*OBJECTIVE*:
Find the lines holding the string "this" in the data, then copy all of them.
>> start MATERIAL PROVIDED
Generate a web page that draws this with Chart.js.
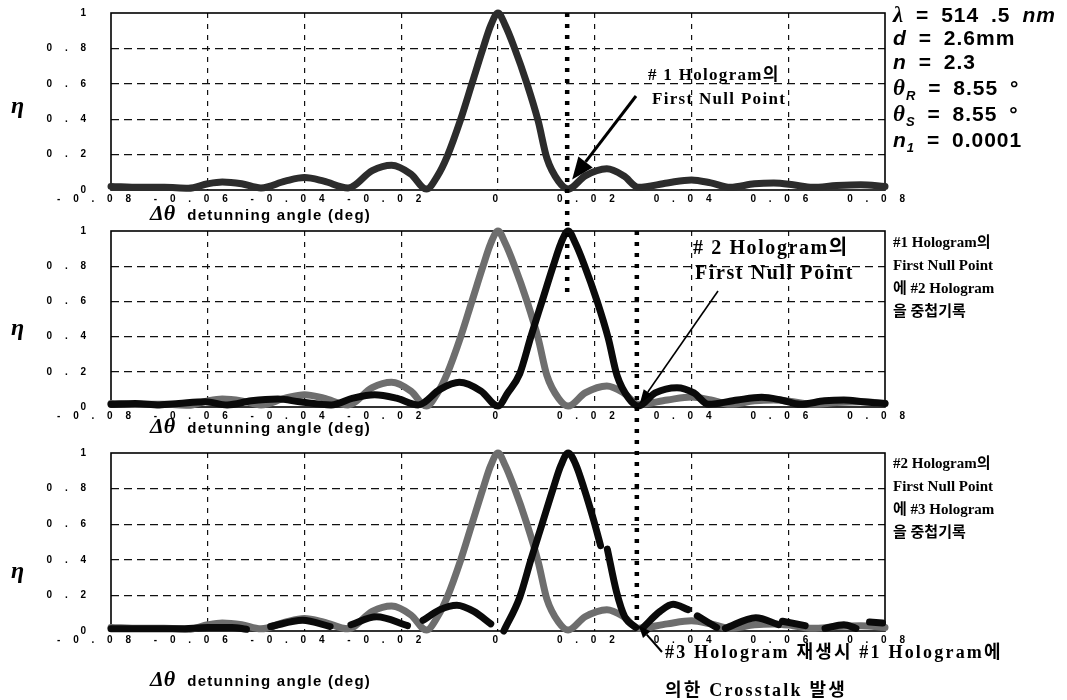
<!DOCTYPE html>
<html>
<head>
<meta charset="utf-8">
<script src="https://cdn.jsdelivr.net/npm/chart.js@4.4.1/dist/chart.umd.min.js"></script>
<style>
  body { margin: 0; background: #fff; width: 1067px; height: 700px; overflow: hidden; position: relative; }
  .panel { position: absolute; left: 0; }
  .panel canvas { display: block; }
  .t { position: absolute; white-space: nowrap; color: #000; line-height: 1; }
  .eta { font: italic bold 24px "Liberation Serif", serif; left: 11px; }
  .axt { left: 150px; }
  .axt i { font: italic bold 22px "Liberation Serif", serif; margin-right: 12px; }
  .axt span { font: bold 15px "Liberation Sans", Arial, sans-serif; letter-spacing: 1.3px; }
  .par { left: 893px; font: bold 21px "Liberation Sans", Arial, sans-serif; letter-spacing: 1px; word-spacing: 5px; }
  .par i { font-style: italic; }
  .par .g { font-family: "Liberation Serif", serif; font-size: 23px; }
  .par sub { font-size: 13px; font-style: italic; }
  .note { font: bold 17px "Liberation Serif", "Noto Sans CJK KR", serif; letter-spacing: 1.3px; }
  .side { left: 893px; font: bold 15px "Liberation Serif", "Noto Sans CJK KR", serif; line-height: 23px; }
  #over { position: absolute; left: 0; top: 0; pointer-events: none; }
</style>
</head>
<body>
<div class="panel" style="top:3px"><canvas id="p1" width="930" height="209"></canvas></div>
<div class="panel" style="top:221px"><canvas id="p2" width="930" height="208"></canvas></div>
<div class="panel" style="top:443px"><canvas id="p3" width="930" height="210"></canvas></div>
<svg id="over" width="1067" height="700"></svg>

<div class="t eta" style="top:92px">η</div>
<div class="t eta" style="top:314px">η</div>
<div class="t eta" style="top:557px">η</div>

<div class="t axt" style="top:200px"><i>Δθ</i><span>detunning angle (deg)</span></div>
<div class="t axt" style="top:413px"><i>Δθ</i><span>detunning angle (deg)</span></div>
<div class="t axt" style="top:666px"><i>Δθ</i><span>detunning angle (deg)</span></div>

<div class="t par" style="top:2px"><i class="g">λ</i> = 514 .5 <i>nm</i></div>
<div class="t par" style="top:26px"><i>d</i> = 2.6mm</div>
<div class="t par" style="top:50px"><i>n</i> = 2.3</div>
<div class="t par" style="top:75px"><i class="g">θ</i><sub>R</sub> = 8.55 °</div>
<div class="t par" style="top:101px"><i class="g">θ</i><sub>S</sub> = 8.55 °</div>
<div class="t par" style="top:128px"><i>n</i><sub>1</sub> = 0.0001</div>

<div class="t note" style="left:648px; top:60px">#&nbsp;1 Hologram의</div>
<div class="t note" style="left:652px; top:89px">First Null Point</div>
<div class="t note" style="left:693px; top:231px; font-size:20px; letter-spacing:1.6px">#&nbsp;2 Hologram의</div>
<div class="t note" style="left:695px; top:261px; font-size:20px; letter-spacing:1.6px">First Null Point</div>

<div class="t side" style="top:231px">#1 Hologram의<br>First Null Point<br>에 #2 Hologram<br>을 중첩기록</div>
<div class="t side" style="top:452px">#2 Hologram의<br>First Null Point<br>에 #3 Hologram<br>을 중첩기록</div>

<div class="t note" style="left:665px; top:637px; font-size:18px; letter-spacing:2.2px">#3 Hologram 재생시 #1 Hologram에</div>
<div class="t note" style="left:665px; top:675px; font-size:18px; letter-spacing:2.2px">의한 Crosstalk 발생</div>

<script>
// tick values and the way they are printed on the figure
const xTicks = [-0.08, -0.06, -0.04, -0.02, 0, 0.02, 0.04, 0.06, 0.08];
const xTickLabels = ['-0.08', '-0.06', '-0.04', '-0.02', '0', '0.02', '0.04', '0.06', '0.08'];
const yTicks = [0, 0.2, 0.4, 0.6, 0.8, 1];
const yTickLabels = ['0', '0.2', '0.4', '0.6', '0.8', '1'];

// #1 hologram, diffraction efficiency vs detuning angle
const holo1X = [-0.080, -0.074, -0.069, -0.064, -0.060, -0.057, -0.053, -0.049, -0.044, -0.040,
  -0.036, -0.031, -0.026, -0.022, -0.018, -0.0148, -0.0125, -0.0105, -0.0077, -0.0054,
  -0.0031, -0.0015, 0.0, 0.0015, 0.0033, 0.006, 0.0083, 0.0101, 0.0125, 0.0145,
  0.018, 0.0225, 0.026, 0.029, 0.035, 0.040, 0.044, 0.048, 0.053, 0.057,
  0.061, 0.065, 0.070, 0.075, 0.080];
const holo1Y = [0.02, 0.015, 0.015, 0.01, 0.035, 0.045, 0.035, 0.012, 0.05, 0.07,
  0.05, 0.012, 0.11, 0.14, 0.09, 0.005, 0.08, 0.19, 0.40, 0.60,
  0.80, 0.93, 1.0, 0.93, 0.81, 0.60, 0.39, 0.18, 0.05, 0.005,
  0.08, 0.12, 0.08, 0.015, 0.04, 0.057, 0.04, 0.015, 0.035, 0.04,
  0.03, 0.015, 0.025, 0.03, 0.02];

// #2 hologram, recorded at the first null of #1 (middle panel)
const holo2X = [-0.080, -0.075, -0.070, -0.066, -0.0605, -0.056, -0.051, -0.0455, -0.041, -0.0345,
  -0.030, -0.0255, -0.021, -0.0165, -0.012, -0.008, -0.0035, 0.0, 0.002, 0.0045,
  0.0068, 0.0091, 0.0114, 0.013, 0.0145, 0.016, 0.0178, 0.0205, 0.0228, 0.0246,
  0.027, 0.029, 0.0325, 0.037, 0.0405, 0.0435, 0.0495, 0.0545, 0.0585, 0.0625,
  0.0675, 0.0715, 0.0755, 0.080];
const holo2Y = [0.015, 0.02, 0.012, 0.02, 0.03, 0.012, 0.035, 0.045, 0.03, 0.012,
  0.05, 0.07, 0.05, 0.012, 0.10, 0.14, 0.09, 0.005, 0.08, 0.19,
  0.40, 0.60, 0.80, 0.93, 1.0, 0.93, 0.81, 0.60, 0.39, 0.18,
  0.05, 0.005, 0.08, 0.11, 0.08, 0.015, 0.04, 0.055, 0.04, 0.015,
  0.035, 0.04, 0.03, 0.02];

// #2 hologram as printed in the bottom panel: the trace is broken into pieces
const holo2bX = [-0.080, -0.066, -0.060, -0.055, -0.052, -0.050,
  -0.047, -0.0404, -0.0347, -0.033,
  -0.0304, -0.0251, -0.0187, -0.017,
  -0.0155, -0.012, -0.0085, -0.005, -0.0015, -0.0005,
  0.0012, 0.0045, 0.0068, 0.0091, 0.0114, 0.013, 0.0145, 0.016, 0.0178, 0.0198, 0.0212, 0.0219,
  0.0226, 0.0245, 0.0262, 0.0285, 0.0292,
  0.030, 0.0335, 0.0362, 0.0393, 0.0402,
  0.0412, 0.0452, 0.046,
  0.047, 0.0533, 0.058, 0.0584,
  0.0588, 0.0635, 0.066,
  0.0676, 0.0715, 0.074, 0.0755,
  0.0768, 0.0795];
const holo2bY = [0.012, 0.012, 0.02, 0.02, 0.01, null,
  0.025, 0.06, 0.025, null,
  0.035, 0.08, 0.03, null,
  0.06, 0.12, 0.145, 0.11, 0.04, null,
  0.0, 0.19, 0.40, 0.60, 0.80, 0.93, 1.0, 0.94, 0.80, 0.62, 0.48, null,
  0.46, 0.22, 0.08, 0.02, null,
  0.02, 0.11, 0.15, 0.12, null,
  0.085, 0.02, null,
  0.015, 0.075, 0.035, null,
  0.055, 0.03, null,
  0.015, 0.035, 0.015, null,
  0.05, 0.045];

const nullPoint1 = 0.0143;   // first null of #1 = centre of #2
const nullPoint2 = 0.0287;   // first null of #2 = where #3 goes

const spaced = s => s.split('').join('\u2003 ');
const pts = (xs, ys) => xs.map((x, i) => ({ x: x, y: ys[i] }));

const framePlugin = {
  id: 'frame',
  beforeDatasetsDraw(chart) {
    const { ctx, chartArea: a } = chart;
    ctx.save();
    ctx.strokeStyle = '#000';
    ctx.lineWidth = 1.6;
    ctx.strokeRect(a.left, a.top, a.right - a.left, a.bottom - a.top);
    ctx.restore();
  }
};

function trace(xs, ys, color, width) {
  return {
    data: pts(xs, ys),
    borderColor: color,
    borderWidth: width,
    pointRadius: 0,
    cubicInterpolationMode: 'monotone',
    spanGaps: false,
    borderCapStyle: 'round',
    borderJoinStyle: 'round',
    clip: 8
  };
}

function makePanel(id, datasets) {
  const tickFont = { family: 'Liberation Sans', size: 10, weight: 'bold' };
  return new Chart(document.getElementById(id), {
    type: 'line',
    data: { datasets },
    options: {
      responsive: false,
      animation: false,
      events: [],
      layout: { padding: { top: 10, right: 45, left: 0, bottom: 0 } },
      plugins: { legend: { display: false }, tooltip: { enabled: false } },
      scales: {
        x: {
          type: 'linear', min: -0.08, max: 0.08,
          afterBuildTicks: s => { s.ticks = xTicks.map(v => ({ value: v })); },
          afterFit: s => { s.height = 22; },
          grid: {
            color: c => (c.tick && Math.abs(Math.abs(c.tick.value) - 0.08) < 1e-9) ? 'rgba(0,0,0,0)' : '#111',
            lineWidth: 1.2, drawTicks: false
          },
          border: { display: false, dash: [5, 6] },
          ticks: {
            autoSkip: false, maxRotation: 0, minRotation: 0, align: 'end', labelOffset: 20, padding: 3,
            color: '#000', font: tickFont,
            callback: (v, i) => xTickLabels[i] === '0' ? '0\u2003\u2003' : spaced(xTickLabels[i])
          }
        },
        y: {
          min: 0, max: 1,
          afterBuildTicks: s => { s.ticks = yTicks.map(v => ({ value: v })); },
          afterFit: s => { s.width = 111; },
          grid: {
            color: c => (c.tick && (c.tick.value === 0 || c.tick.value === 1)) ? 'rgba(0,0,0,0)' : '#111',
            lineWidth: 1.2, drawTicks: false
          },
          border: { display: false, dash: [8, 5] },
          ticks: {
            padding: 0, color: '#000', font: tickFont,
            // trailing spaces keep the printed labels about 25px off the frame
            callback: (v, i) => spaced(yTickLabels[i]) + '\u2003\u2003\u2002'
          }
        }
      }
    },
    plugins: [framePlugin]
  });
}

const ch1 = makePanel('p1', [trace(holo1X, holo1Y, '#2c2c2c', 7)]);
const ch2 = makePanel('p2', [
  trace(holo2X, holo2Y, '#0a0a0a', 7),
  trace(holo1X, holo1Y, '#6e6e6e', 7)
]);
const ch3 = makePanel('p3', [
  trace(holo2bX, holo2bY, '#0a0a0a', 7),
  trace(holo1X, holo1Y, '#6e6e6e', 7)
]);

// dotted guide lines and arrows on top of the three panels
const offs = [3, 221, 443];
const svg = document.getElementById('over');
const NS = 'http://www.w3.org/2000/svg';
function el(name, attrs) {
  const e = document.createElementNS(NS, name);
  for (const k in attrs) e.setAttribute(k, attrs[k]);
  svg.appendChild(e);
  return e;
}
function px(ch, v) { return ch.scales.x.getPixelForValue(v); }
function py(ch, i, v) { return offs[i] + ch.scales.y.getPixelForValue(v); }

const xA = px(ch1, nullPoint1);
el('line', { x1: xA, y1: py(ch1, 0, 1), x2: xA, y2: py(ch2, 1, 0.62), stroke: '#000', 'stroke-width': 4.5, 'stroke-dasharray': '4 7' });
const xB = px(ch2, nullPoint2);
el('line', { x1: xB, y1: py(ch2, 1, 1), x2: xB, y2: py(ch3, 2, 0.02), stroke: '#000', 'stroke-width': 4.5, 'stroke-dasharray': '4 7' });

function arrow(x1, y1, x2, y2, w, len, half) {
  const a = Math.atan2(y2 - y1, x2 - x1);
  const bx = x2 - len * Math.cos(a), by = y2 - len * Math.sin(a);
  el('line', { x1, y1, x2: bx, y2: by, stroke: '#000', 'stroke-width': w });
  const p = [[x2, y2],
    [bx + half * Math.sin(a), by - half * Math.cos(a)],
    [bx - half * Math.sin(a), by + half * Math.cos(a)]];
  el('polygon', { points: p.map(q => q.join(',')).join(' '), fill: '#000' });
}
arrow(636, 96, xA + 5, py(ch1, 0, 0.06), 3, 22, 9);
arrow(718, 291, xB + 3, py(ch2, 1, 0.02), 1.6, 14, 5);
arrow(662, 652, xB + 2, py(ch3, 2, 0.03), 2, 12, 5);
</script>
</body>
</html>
>> end MATERIAL PROVIDED
>> start MATERIAL PROVIDED
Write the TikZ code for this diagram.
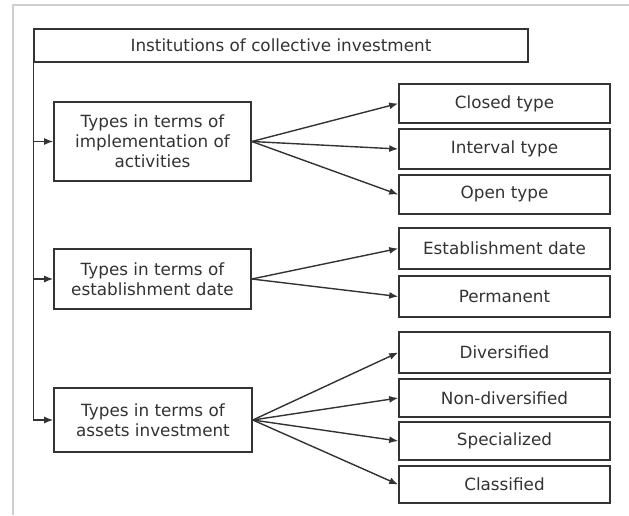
>> end MATERIAL PROVIDED
*ANSWER*:
Generate a web page that draws this with Chart.js.
Write the TikZ code for this diagram.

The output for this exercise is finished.